Posted by on Aug 12, 2013 in Blog | Comments Off on Trayvon Martin and categories

The writer is aware of the propensity for categories.

She has different names for the ways she spends her time and fills in spreadsheets where these types of work are duly recorded.

She knows and employs known categories for food, weather, terrain, books, and people.

When the furor over the Trayvon Martin case erupted, she figured that one’s reaction to it would vary depending on the group one belonged to.

African-Americans would be certain that Martin was deliberately murdered for being black, as has happened so much in their history in this country, and would call for justice to be served.

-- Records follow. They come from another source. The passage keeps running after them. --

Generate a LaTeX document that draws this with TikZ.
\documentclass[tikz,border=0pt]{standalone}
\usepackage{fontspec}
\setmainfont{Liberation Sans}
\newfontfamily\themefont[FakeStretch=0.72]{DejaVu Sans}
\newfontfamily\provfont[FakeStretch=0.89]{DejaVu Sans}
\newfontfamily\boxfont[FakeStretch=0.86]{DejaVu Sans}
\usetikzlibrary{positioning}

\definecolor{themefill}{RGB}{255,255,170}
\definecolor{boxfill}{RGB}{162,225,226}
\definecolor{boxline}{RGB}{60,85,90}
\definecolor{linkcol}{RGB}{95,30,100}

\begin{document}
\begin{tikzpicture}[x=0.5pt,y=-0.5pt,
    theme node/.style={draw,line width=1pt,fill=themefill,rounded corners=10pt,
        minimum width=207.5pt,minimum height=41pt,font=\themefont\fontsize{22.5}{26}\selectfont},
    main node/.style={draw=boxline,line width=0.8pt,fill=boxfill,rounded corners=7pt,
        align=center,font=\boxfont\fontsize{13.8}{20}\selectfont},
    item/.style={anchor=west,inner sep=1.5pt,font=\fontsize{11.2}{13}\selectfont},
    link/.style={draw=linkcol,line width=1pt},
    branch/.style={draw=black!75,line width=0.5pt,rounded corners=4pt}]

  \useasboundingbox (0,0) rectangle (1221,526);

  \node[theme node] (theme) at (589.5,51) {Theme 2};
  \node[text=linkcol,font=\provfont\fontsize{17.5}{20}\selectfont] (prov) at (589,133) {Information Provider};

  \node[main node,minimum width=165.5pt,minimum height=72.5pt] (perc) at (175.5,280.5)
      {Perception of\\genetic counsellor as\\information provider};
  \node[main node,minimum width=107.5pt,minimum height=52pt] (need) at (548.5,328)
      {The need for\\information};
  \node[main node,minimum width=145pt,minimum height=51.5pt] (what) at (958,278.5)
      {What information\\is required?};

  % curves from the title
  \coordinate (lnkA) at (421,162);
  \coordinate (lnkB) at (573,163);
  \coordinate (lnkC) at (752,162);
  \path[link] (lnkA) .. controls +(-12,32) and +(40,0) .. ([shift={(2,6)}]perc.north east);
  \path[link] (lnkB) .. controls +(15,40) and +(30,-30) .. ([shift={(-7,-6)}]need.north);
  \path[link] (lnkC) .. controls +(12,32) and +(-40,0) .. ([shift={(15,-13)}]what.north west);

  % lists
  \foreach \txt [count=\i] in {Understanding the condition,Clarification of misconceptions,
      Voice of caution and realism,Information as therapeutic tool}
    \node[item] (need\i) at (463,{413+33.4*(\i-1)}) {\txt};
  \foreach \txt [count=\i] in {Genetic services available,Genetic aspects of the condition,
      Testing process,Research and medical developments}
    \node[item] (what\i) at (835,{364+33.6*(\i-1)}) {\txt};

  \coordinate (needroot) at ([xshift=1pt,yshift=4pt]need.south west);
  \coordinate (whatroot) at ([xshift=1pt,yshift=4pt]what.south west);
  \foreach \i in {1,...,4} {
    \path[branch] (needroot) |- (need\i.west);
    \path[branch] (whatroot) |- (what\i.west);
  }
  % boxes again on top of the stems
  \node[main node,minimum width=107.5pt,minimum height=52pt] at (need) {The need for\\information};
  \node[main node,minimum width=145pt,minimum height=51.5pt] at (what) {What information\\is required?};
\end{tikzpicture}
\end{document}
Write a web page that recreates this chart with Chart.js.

White people’s reaction would vary, depending on their political orientation.

Liberals and progressive would likely side with Martin’s family, claiming a history of racism in which the police would have colluded.

Conservatives and law and order proponents would side with George Zimmerman, claiming evidence that he had been attacked and that he had a right to defend himself.

Recently, the writer watched a CNN report where these issues were hotly debated.

African-American commentators were invited on to repeat their stance that this was indeed about race.

White commentators were split, about half saying it had nothing to do with race, enjoining us to ignore that and focus on the facts of the case.

The facts of the case were also hotly contested and hard to determine.

In the middle of a somewhat heated and quickly moving presentation, a CNN anchor said she needed to interject one remark.

The anchor’s face tensed, as if in worry, and yet one had the impression that she felt she needed to be brave.

The anchor said that we had to remember that, a few days before the incident that resulted in Martin’s murder, a young black man had broken into a nearby house.

The writer considered this fact, and began to wonder about George Zimmerman’s feelings and motives that evening, whether he was just genuinely worried about protecting his neighborhood.

To test her theory, the writer decided to do a thought experiment.

This thought experiment involved changing the racial makeup of the drama.

She imagined that a young white man, while walking the streets of a gated community where he was staying with friends, had been followed by an older man concerned about crime, that the two had fought, that the young white man, unarmed himself, was shot.

She then imagined that, after an ensuing trial in which the older man was acquitted, a broadcast journalist asked us to remember that, a few days before this unfortunate incident, a young white man had been caught breaking into a house.

The writer realized this statement would have been met with disbelief and outrage.

What did the action of another white man have to do with this one, everyone would want to know.

There was no proof that the two even looked alike, they would say: they might have had completely different physiques, hair color, eye color.

The entire statement would not even have been made, the writer realized, it would have been too absurd to be taken seriously.

The writer remembered the words of Malcolm Gladwell, a well-known writer whose African heritage was not obvious to the world until he started growing his hair out.

Life became more difficult for him after that, Gladwell reported.

Once, after another stop by the police, Gladwell asked why he, an African-American man of medium height and slight build, was being profiled when the perpetrator was several inches taller with a heavier build.

The policeman, Gladwell reported, had no answer.

The writer doesn’t have an answer, either, though she knows it has something to do with categories.

She still doesn’t know what happened that night, but she has observed that the less time you spend looking at someone, the less distinct they are, and the more they look like all the others.

Like all the others, that is, in the category to which you think they belong.